▶ EXERCISE DIRECTIONS: Output the first line of the listing and each line after it, up to and including the line that contains "bar_alpha = 0.62", exactly as written, minus the pictures.

▶ SOURCE MATERIAL:

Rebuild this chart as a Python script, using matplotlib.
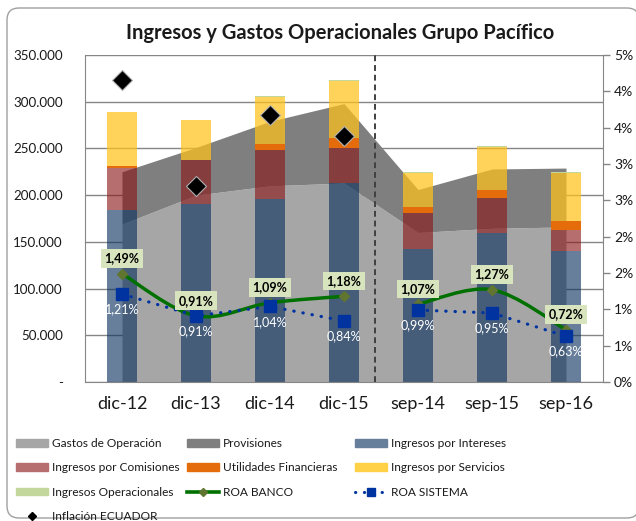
import math
import numpy as np
import matplotlib
matplotlib.use('Agg')
import matplotlib.pyplot as plt
from matplotlib.patches import Patch, FancyBboxPatch, PathPatch
from matplotlib.lines import Line2D
from matplotlib.path import Path
from matplotlib.ticker import FuncFormatter, MultipleLocator
from matplotlib.font_manager import FontProperties

plt.rcParams['font.family'] = ['Lato', 'DejaVu Sans']

categories = ['dic-12', 'dic-13', 'dic-14', 'dic-15', 'sep-14', 'sep-15', 'sep-16']
gastos_operacion = [169000, 200000, 210000, 213000, 160000, 164500, 166000]
provisiones = [56000, 51000, 69000, 85000, 46000, 63500, 63000]
ingresos_intereses = [184000, 191000, 196000, 213000, 142000, 160000, 140000]
ingresos_comisiones = [45000, 47000, 52000, 37000, 39000, 37000, 22500]
utilidades_financieras = [2500, -1500, 7000, 11500, 6500, 9000, 9500]
ingresos_servicios = [57000, 42000, 50000, 61000, 36000, 46000, 52000]
ingresos_operacionales = [1000, 800, 1000, 1000, 1000, 1000, 1000]
roa_banco = [1.49, 0.91, 1.09, 1.18, 1.07, 1.27, 0.72]
roa_sistema = [1.21, 0.91, 1.04, 0.84, 0.99, 0.95, 0.63]
inflacion = [4.16, 2.70, 3.67, 3.38, np.nan, np.nan, np.nan]
segments = [(0, 4), (4, 7)]

c_gastos = '#A6A6A6'
c_prov = '#7F7F7F'
c_int = '#0C3160'
c_com = '#8B1515'
c_util = '#E46C0A'
c_serv = '#FFC21A'
c_oper = '#C3D69B'
bar_alpha = 0.62

fig = plt.figure(figsize=(6.36, 5.21), dpi=100)
frame = FancyBboxPatch((7, 3), 632, 510, boxstyle='round,pad=0,rounding_size=12',
                       transform=None, facecolor='white', edgecolor='#A0A0A0', lw=1.0, zorder=-10)
fig.patches.append(frame)

ax = fig.add_axes([85/636, 1-382/521, (603-85)/636, (382-55)/521])
ax.patch.set_alpha(0)
x = np.arange(len(categories))

# areas
g = np.array(gastos_operacion, float)
p = np.array(provisiones, float)
ax.fill_between(x, 0, g, color=c_gastos, lw=0, zorder=1)
ax.fill_between(x, g, g + p, color=c_prov, lw=0, zorder=1)

# bars
w = 0.4
ii = np.array(ingresos_intereses, float)
cc = np.array(ingresos_comisiones, float)
uu = np.array(utilidades_financieras, float)
ss = np.array(ingresos_servicios, float)
oo = np.array(ingresos_operacionales, float)
ax.bar(x, ii, w, color=c_int, alpha=bar_alpha, lw=0, zorder=2)
ax.bar(x, cc, w, bottom=ii, color=c_com, alpha=bar_alpha, lw=0, zorder=2)
pos_bottom = ii + cc
u_bottom = np.where(uu >= 0, pos_bottom, 0)
ax.bar(x, uu, w, bottom=u_bottom, color=c_util, lw=0, zorder=2)
top = pos_bottom + np.clip(uu, 0, None)
ax.bar(x, ss, w, bottom=top, color=c_serv, alpha=0.72, lw=0, zorder=2)
top = top + ss
ax.bar(x, oo, w, bottom=top, color=c_oper, lw=0, zorder=2)

ax.set_xlim(-0.5, len(categories) - 0.5)
ax.set_ylim(0, 350000)
ax.yaxis.set_major_locator(MultipleLocator(50000))
ax.yaxis.set_major_formatter(FuncFormatter(lambda v, pos: '-' if v == 0 else f'{int(v):,}'.replace(',', '.')))
ax.grid(axis='y', color='#868686', lw=1.0, zorder=0.5)
ax.set_axisbelow(True)
ax.tick_params(axis='y', length=0, pad=16, labelsize=9.6, labelcolor='#1a1a1a')
ax.set_xticks(x)
ax.set_xticklabels(categories)
ax.tick_params(axis='x', length=0, pad=10, labelsize=13, labelcolor='#1a1a1a')
for s in ['top', 'right']:
    ax.spines[s].set_visible(False)
for s in ['left', 'bottom']:
    ax.spines[s].set_color('#868686')

ax2 = ax.twinx()
ax2.set_ylim(0, 4.5)
ax2.yaxis.set_major_locator(MultipleLocator(0.5))
ax2.yaxis.set_major_formatter(FuncFormatter(lambda v, pos: f'{math.floor(round(v, 6) + 0.5)}%'))
ax2.tick_params(axis='y', length=5, width=1, color='#868686', pad=3, labelsize=10, labelcolor='#1a1a1a')
for s in ['top', 'left', 'bottom']:
    ax2.spines[s].set_visible(False)
ax2.spines['right'].set_color('#868686')

ax2.axvline(3.42, ymin=0, ymax=1.0, color='#404040', ls=(0, (3, 2)), lw=1.4, zorder=3)


def smooth_path(xs, ys):
    pts = list(zip(xs, ys))
    n = len(pts)
    verts = [pts[0]]
    codes = [Path.MOVETO]
    for i in range(n - 1):
        p0 = pts[i - 1] if i > 0 else pts[i]
        p1 = pts[i]
        p2 = pts[i + 1]
        p3 = pts[i + 2] if i + 2 < n else pts[i + 1]
        c1 = (p1[0] + (p2[0] - p0[0]) / 6, p1[1] + (p2[1] - p0[1]) / 6)
        c2 = (p2[0] - (p3[0] - p1[0]) / 6, p2[1] - (p3[1] - p1[1]) / 6)
        verts += [c1, c2, p2]
        codes += [Path.CURVE4] * 3
    return Path(verts, codes)


dot_style = (0, (0.1, 2.8))
rb = np.array(roa_banco)
rs = np.array(roa_sistema)
for a, b in segments:
    ax2.add_patch(PathPatch(smooth_path(x[a:b], rb[a:b]), fill=False, edgecolor='#007000', lw=2.5, zorder=4))
    ax2.plot(x[a:b], rs[a:b], ls=dot_style, color='#0033A0', lw=2.3, dash_capstyle='round', zorder=4)
ax2.plot(x, rb, ls='none', marker='D', ms=5, color='#5F7530', zorder=5)
ax2.plot(x, rs, ls='none', marker='s', ms=8, color='#0033A0', zorder=5)
ax2.plot(x, inflacion, ls='none', marker='D', ms=10, color='black', mec='#B0B0B0', mew=0.8, zorder=6)

for xi, v in zip(x, rb):
    ax2.annotate(f'{v:.2f}%'.replace('.', ','), (xi, v), xytext=(0, 11), textcoords='offset points',
                 ha='center', va='center', fontsize=9, fontweight='bold', color='black', zorder=7,
                 bbox=dict(boxstyle='square,pad=0.25', fc='#D7E4BD', ec='none'))
for xi, v in zip(x, rs):
    ax2.annotate(f'{v:.2f}%'.replace('.', ','), (xi, v), xytext=(0, -11), textcoords='offset points',
                 ha='center', va='center', fontsize=9, color='white', zorder=7)

fig.text(340/636, 1-33/521, 'Ingresos y Gastos Operacionales Grupo Pacífico', ha='center', va='center',
         fontsize=14.5, fontweight='bold', color='#1a1a1a')

# legend in three columns
legfont = FontProperties(family=['Lato', 'DejaVu Sans'], size=8.6)
col1 = [Patch(color=c_gastos), Patch(color='#B76E6E'), Patch(color=c_oper),
        Line2D([], [], ls='none', marker='D', ms=4, color='black')]
lab1 = ['Gastos de Operación', 'Ingresos por Comisiones', 'Ingresos Operacionales', 'Inflación ECUADOR']
col2 = [Patch(color=c_prov), Patch(color=c_util),
        Line2D([], [], color='#007000', lw=2.6, marker='D', ms=4, mfc='#5F7530', mec='#5F7530')]
lab2 = ['Provisiones', 'Utilidades Financieras', 'ROA BANCO']
col3 = [Patch(color='#687F9C'), Patch(color='#FFD147'),
        Line2D([], [], color='#0033A0', lw=2.2, ls=dot_style, dash_capstyle='round', marker='s', ms=6)]
lab3 = ['Ingresos por Intereses', 'Ingresos por Servicios', 'ROA SISTEMA']
kw = dict(loc='upper left', frameon=False, prop=legfont, handlelength=2.7, handleheight=0.62,
          handletextpad=0.33, labelspacing=1.12, borderpad=0, borderaxespad=0)
for hs, ls_, xpos in [(col1, lab1, 16), (col2, lab2, 187), (col3, lab3, 355)]:
    leg = fig.legend(hs, ls_, bbox_to_anchor=(xpos/636, 1-438/521), **kw)
    for t in leg.get_texts():
        t.set_color('#1a1a1a')

fig.savefig('out.png', dpi=100)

▶ COMPLETED TASK:
Rebuild this chart as a Python script, using matplotlib.
import math
import numpy as np
import matplotlib
matplotlib.use('Agg')
import matplotlib.pyplot as plt
from matplotlib.patches import Patch, FancyBboxPatch, PathPatch
from matplotlib.lines import Line2D
from matplotlib.path import Path
from matplotlib.ticker import FuncFormatter, MultipleLocator
from matplotlib.font_manager import FontProperties

plt.rcParams['font.family'] = ['Lato', 'DejaVu Sans']

categories = ['dic-12', 'dic-13', 'dic-14', 'dic-15', 'sep-14', 'sep-15', 'sep-16']
gastos_operacion = [169000, 200000, 210000, 213000, 160000, 164500, 166000]
provisiones = [56000, 51000, 69000, 85000, 46000, 63500, 63000]
ingresos_intereses = [184000, 191000, 196000, 213000, 142000, 160000, 140000]
ingresos_comisiones = [45000, 47000, 52000, 37000, 39000, 37000, 22500]
utilidades_financieras = [2500, -1500, 7000, 11500, 6500, 9000, 9500]
ingresos_servicios = [57000, 42000, 50000, 61000, 36000, 46000, 52000]
ingresos_operacionales = [1000, 800, 1000, 1000, 1000, 1000, 1000]
roa_banco = [1.49, 0.91, 1.09, 1.18, 1.07, 1.27, 0.72]
roa_sistema = [1.21, 0.91, 1.04, 0.84, 0.99, 0.95, 0.63]
inflacion = [4.16, 2.70, 3.67, 3.38, np.nan, np.nan, np.nan]
segments = [(0, 4), (4, 7)]

c_gastos = '#A6A6A6'
c_prov = '#7F7F7F'
c_int = '#0C3160'
c_com = '#8B1515'
c_util = '#E46C0A'
c_serv = '#FFC21A'
c_oper = '#C3D69B'
bar_alpha = 0.62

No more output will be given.